start

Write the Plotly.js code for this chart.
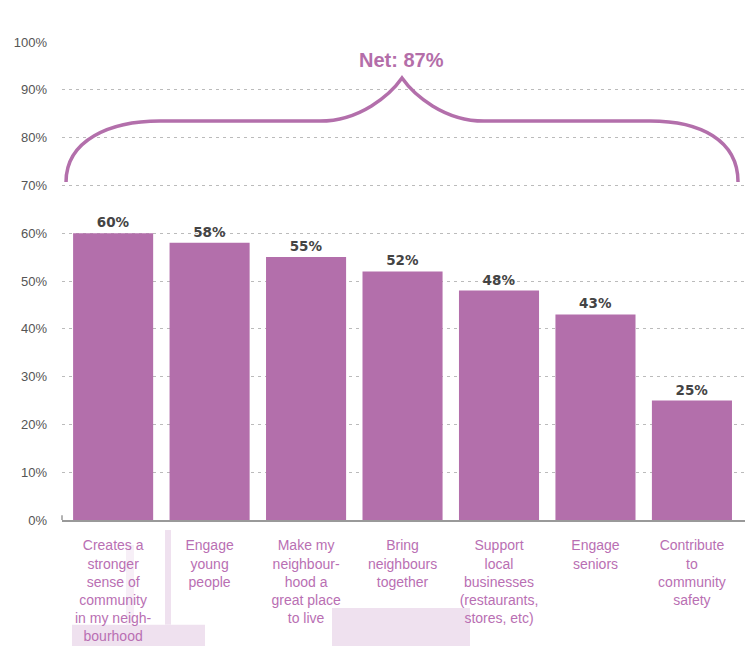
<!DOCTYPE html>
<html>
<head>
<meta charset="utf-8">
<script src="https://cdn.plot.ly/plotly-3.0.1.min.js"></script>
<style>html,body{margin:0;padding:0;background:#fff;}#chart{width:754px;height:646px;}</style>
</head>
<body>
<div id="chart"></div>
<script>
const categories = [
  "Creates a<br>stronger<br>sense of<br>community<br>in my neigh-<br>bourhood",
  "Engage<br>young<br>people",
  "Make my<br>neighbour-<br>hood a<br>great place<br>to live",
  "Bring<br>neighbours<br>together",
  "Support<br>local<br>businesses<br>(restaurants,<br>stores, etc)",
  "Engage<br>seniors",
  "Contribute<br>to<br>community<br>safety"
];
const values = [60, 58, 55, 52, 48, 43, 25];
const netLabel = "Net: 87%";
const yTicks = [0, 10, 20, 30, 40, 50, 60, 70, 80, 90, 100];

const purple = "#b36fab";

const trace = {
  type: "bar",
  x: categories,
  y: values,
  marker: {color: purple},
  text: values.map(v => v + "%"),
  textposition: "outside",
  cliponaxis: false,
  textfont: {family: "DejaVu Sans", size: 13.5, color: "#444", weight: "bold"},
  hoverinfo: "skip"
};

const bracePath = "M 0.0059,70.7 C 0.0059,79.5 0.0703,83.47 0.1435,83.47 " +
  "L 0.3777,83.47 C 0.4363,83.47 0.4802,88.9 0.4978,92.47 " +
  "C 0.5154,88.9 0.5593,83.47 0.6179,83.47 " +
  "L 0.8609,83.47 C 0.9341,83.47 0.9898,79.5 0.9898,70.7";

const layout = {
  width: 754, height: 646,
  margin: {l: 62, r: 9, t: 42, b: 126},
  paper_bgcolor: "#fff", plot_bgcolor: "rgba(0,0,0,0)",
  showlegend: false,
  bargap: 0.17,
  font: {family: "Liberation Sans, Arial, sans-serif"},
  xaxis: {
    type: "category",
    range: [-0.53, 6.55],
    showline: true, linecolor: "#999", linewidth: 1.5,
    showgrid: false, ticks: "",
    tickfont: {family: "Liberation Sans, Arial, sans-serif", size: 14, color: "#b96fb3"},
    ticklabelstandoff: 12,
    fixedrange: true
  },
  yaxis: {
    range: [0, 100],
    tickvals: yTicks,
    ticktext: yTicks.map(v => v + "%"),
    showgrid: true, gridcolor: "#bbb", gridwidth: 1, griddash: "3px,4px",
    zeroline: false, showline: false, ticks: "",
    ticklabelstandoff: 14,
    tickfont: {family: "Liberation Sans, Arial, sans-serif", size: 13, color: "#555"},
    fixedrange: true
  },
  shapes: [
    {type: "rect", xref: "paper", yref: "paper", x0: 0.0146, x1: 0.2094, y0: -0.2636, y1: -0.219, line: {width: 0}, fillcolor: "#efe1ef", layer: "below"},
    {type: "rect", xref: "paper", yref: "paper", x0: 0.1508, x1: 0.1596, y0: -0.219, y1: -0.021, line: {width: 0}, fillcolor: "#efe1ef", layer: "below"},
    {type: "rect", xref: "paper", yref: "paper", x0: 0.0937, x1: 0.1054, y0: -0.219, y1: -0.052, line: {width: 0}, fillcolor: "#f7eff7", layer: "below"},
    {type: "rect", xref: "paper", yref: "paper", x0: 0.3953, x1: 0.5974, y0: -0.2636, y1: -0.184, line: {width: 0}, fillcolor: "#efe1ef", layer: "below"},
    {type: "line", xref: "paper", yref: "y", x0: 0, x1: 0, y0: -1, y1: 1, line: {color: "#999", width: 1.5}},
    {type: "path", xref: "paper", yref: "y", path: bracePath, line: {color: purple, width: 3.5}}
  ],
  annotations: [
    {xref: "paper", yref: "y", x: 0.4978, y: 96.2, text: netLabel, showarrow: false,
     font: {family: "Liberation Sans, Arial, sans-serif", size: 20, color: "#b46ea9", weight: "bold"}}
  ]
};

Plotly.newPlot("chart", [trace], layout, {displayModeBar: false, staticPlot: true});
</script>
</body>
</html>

end

What you are asked to do
Omit the pictures, then repeat exactly each line from the beginning of the listing through the line with "0.8609,83.47 C 0.9341,83.47".

Answer
Write the Plotly.js code for this chart.
<!DOCTYPE html>
<html>
<head>
<meta charset="utf-8">
<script src="https://cdn.plot.ly/plotly-3.0.1.min.js"></script>
<style>html,body{margin:0;padding:0;background:#fff;}#chart{width:754px;height:646px;}</style>
</head>
<body>
<div id="chart"></div>
<script>
const categories = [
  "Creates a<br>stronger<br>sense of<br>community<br>in my neigh-<br>bourhood",
  "Engage<br>young<br>people",
  "Make my<br>neighbour-<br>hood a<br>great place<br>to live",
  "Bring<br>neighbours<br>together",
  "Support<br>local<br>businesses<br>(restaurants,<br>stores, etc)",
  "Engage<br>seniors",
  "Contribute<br>to<br>community<br>safety"
];
const values = [60, 58, 55, 52, 48, 43, 25];
const netLabel = "Net: 87%";
const yTicks = [0, 10, 20, 30, 40, 50, 60, 70, 80, 90, 100];

const purple = "#b36fab";

const trace = {
  type: "bar",
  x: categories,
  y: values,
  marker: {color: purple},
  text: values.map(v => v + "%"),
  textposition: "outside",
  cliponaxis: false,
  textfont: {family: "DejaVu Sans", size: 13.5, color: "#444", weight: "bold"},
  hoverinfo: "skip"
};

const bracePath = "M 0.0059,70.7 C 0.0059,79.5 0.0703,83.47 0.1435,83.47 " +
  "L 0.3777,83.47 C 0.4363,83.47 0.4802,88.9 0.4978,92.47 " +
  "C 0.5154,88.9 0.5593,83.47 0.6179,83.47 " +
  "L 0.8609,83.47 C 0.9341,83.47 0.9898,79.5 0.9898,70.7";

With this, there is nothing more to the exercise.